In June 2025, the Ministry of Culture, Sports and Tourism published the results of its 2024 inspection of KOMCA and issued improvement orders concerning conflicts of interest, procurement, budget expenditure and organizational management.

The ministry reported that two officers had participated in selecting companies connected with their current or former agencies to provide services for KOMCA events between 2022 and 2024. The companies received approximately ₩39 million, while the officers and artists represented by one of the agencies received a further ₩96 million in appearance fees and sponsorship payments. One officer had also participated in evaluating contractors for a KOMCA television advertisement that used one of his compositions, from which he received approximately ₩60 million in copyright royalties.

The inspection also found that KOMCA had awarded construction contracts worth approximately ₩2.2 billion to a contractor that had no record of completed construction work and lacked the relevant licences. The association had also introduced an employee self-development budget of approximately ₩700 million without approval from its board and had not implemented a ministry order, first issued in 2018, to expand the number of full members.

KOMCA said that it would comply with the improvement orders but disputed parts of the ministry's findings. It stated that the construction contractor had originally been selected through an open competitive bidding process and that licensed subcontractors had performed the work. The association also said that the Anti-Corruption and Civil Rights Commission and external legal advisers had concluded that the officers' conduct was not covered by the applicable conflict-of-interest restrictions. KOMCA nevertheless said that it would examine deficiencies in the subcontracting process and strengthen its expenditure and documentation procedures.

Officer compensation had separately attracted regulatory criticism. According to ministry figures released in April 2025, KOMCA paid its then-president approximately ₩343 million in salary, operational expenses and travel costs during 2024. In March 2025, the association increased the president's annual salary by 79 percent, from ₩108 million to ₩193 million, and applied the increase retrospectively from January 2024. Non-executive directors received an average of approximately ₩30 million each in meeting allowances during 2024, while KOMCA had not implemented a ministry order requiring it to establish an upper limit on those payments.

KOMCA's membership and welfare system received further scrutiny during the 2025 parliamentary audit. According to materials obtained by lawmaker Lee Ki-heon, full members accounted for 1.7 percent of the association's members and trust-contract holders in 2024 but received approximately ₩2.923 billion, or 66 percent, of its ₩4.428 billion welfare expenditure. Associate members, who accounted for approximately 74 percent of the total, received about ₩74 million, or 1.6 percent.

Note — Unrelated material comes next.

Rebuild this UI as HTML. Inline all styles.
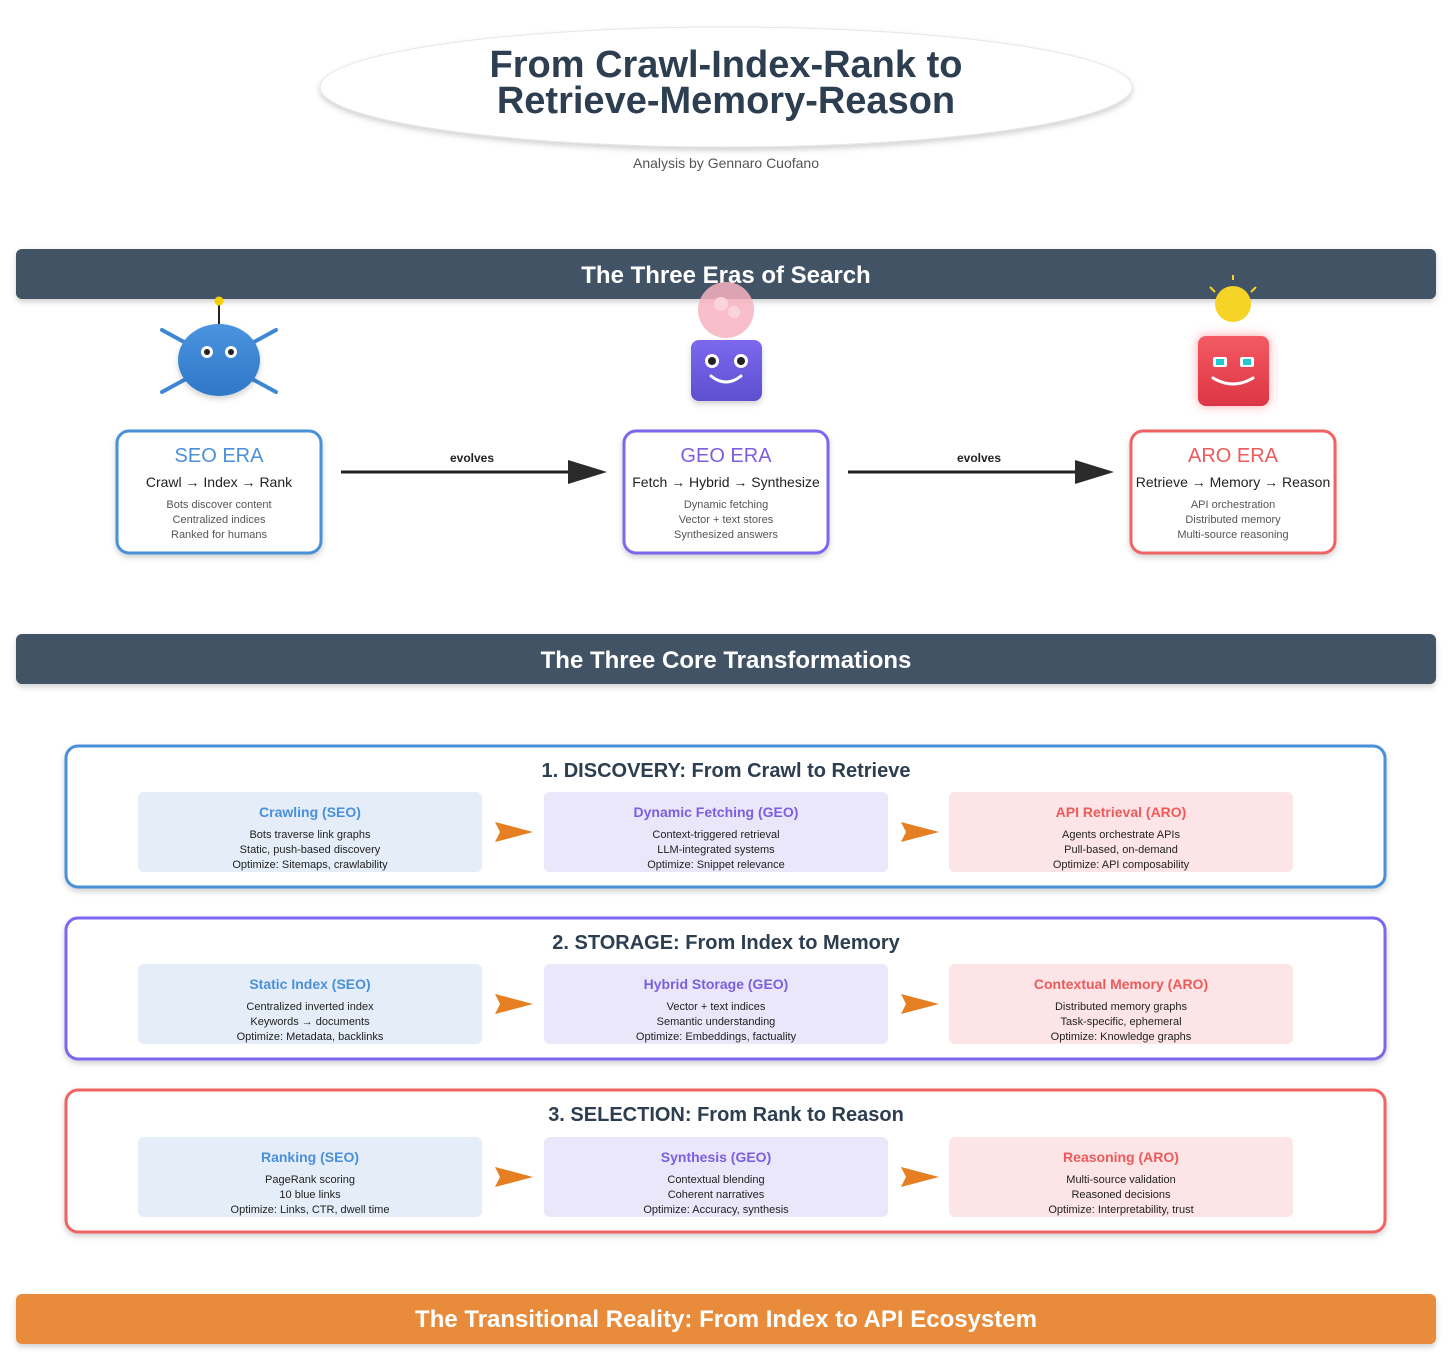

==Korea Music Copyright Awards==
On December 4, 2011, KOMCA held the inaugural Korea Music Copyright Awards at Olympic Hall in Seoul. The awards were created in recognition of individuals working behind the scenes (composers, editors, lyricists etc.) in the music industry. Songwriter Cho Young-soo was the first to be awarded the grand prize for earning the most royalties. Pop genre awards (ballad, dance, rock, hip-hop, and trot) were also given out, as well as awards for Korean classical music and children's songs. Pdogg, long-time producer and composer for boy group BTS, is the most awarded songwriter in this category, having won the grand prize for five consecutive years between 2019 and 2023. Bumzu won the grand prize in 2024, largely for his work with Seventeen.